Xiomara Castro a opté pour la manière forte face au crime, reproduisant l’expérience du président salvadorien, Nayib Bukele, et a décrété l’état d’urgence en décembre 2022. La mesure, qui permet aux forces de police de perquisitionner des domiciles et de procéder à des arrestations sans mandat de la justice, a été depuis renouvelée à 24 reprises, bien souvent sans l’aval du Congrès, où le parti Libre est minoritaire.

Les actes violents ont bien baissé de 27 % par rapport au second mandat de Juan Orlando Hernandez, et le taux d’homicides, 26 pour 100 000 habitants, est le plus bas enregistré depuis trente ans. « Cependant, relativise Joaquin Mejia Rivera, chercheur à l’ONG Alliance pour la paix et la justice, il n’y a pas de lien entre l’état d’urgence et la baisse des homicides, car cette diminution a été constante depuis 2012. Tous les gouvernements du Honduras depuis 2002 ont décrété des états d’urgence, mais avec Mme Castro, cette situation est devenue permanente et ne concerne que les quartiers les plus pauvres. Nous considérons cette mesure comme classiste et discriminatoire, alors que nous savons qu’une certaine élite participe activement au narcotrafic. »

Depuis l’instauration de l’état d’urgence, les forces de sécurité affirment avoir réalisé plus de 60 000 perquisitions et arrêté près de 5 000 personnes. « Ces chiffres montrent que l’expérience hondurienne n’a rien à voir avec celle du Salvador, où près de 90 000 personnes ont été emprisonnées en trois ans », rappelle Tiziano Breda, coordinateur pour l’Amérique latine au sein de l’ONG Acled (Armed Conflict Location & Event Data) et auteur d’une étude récente sur la violence au Honduras.

Disparitions en hausse

L’enquête d’Acled montre que l’administration de Mme Castro a été beaucoup plus active que celle de son prédécesseur pour éradiquer les cultures de coca : le nombre de destructions de cultures a été cinq fois plus important que durant le second mandat de M. Hernandez. « Il est important de noter aussi que ce gouvernement a adopté une attitude bien moins répressive envers les mouvements paysans, ajoute Tiziano Breda. Les conflits fonciers, souvent liés à l’expansion du narcotrafic, sont désormais gérés par une Commission pour la sécurité agraire, alors qu’avant, c’était l’armée qui était envoyée pour traiter manu militari ces conflits. »

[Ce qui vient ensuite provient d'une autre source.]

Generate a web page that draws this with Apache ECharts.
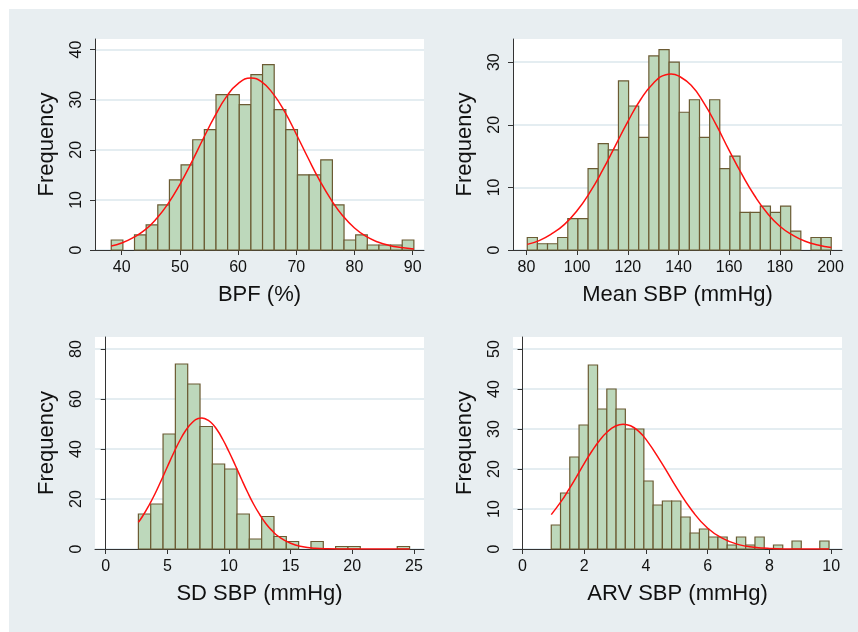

Les experts sont divisés sur les causes réelles de la baisse de la violence. Certains estiment que le renouvellement des responsables de la police et de la justice a permis de mettre à leur tête des personnalités reconnues pour leur expérience dans la lutte contre le crime organisé. D’autres considèrent que la baisse de la violence est plutôt liée à un changement de tactique des groupes criminels : la présence de la police militaire dans les centres urbains les a obligés à se faire beaucoup plus discrets qu’auparavant et a déplacé leurs activités.

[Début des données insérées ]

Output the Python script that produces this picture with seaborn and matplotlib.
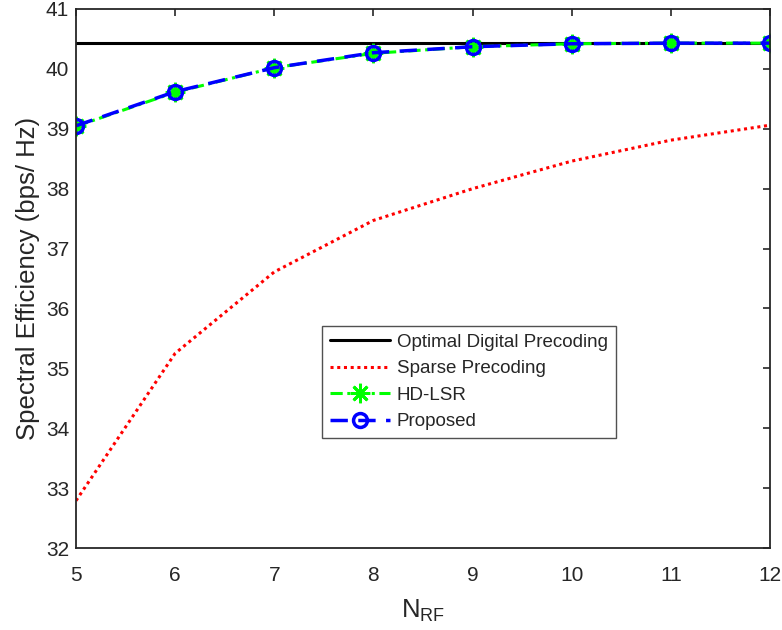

« Nous n’avons plus vu de massacres ou de corps laissés dans la rue. Mais si les homicides ont baissé, les disparitions ont par contre augmenté, en particulier dans les zones rurales, ce qui confirme que les groupes criminels ont recours à une violence moins visible et plus difficile à comptabiliser », considère Leonardo Pineda, expert en sécurité.

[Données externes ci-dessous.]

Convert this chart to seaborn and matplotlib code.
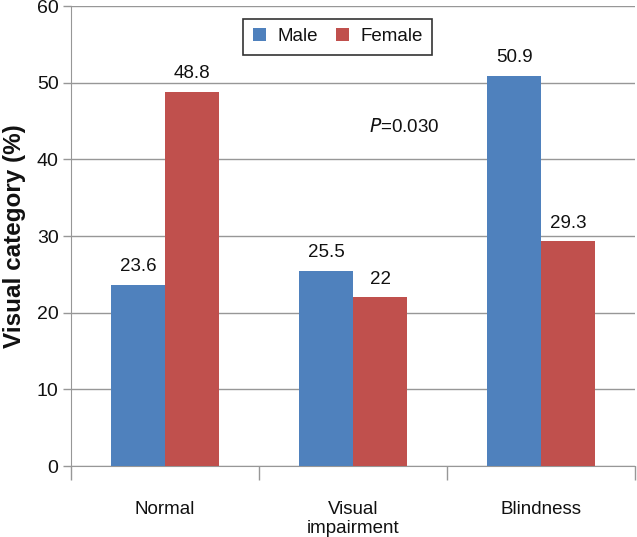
import numpy as np
import pandas as pd
import matplotlib
matplotlib.use("Agg")
import matplotlib.pyplot as plt
import seaborn as sns

categories = ["Normal", "Visual\nimpairment", "Blindness"]
male = [23.6, 25.5, 50.9]
female = [48.8, 22, 29.3]
male_labels = ["23.6", "25.5", "50.9"]
female_labels = ["48.8", "22", "29.3"]

df = pd.DataFrame({
    "category": categories * 2,
    "sex": ["Male"] * 3 + ["Female"] * 3,
    "value": male + female,
})

sns.set_style("white")
plt.rcParams['font.family'] = ['Liberation Sans', 'DejaVu Sans']
plt.rcParams['text.color'] = '#111111'

fig = plt.figure(figsize=(6.37, 5.37), dpi=100)
ax = fig.add_axes([0.1115, 0.1322, 0.8855, 0.8566])

sns.barplot(data=df, x="category", y="value", hue="sex",
            palette=["#4F81BD", "#C0504D"], width=0.574, gap=0,
            saturation=1, linewidth=0, edgecolor="none", ax=ax, zorder=3)

for cont, labs in zip(ax.containers, [male_labels, female_labels]):
    ax.bar_label(cont, labels=labs, padding=7, fontsize=13.5, color="#111111")

ax.set_ylim(0, 60)
ax.set_xlim(-0.5, 2.5)
ax.set_yticks(range(0, 70, 10))
ax.yaxis.grid(True, color="#979797", lw=1)
ax.set_axisbelow(True)

sns.despine(ax=ax, top=True, right=True)
ax.spines["left"].set_color("#979797")
ax.spines["bottom"].set_color("#979797")

ax.tick_params(axis="y", length=6, width=1, color="#979797", labelsize=14,
               labelcolor="#111111", pad=3, left=True)
ax.set_xticks([0, 1, 2])
ax.set_xticklabels(categories, fontsize=13.5, color="#111111")
ax.tick_params(axis="x", length=0, pad=25)
# category separators
ax.set_xticks([-0.5, 0.5, 1.5, 2.5], minor=True)
ax.tick_params(axis="x", which="minor", length=10, width=1, color="#979797", bottom=True)

ax.set_xlabel("")
ax.set_ylabel("Visual category (%)", fontsize=17.5, fontweight="bold", labelpad=8,
              color="#111111")

ax.text(1.27, 44.2, r"$\it{P}$=0.030", ha="center", va="center", fontsize=13.5)

leg = ax.legend(loc="center", bbox_to_anchor=(0.473, 0.933), ncol=2, fontsize=13.5,
                frameon=True, fancybox=False, edgecolor="black", handlelength=0.7,
                handleheight=0.7, columnspacing=1.0, handletextpad=0.6,
                borderpad=0.5)
leg.get_frame().set_linewidth(1.2)

fig.savefig("out.png", dpi=100)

Selon la direction des enquêtes policières, 1 523 disparitions ont été enregistrées en 2024, contre 1 230 en 2023, alors que la plupart de ces crimes ne sont pas dénoncés par crainte des représailles. Cette violence dans les zones rurales se traduit par le déplacement forcé de la population. Le Honduras est le seul pays d’Amérique à figurer dans le classement des pays les plus touchés par ce phénomène, selon le Conseil norvégien pour les réfugiés (NRC). En 2024, environ 100 000 personnes ont été déplacées à l’intérieur du territoire hondurien en raison de la violence.

Préoccupations économiques

Si la présidente a porté son attention sur la lutte contre l’insécurité, elle n’a par contre rien mis en place contre la corruption, qui était pourtant une promesse de sa campagne. Mme Castro a bien signé en décembre 2022 un protocole d’accord avec les Nations unies pour créer la Commission internationale contre la corruption et l’impunité au Honduras (Cicih), sur le modèle de celle qui a fonctionné pendant douze ans au Guatemala et avait permis de démanteler 70 structures criminelles. Mais la Cicih n’a jamais été installée, car le gouvernement n’a pas mis en place les réformes législatives nécessaires à son fonctionnement.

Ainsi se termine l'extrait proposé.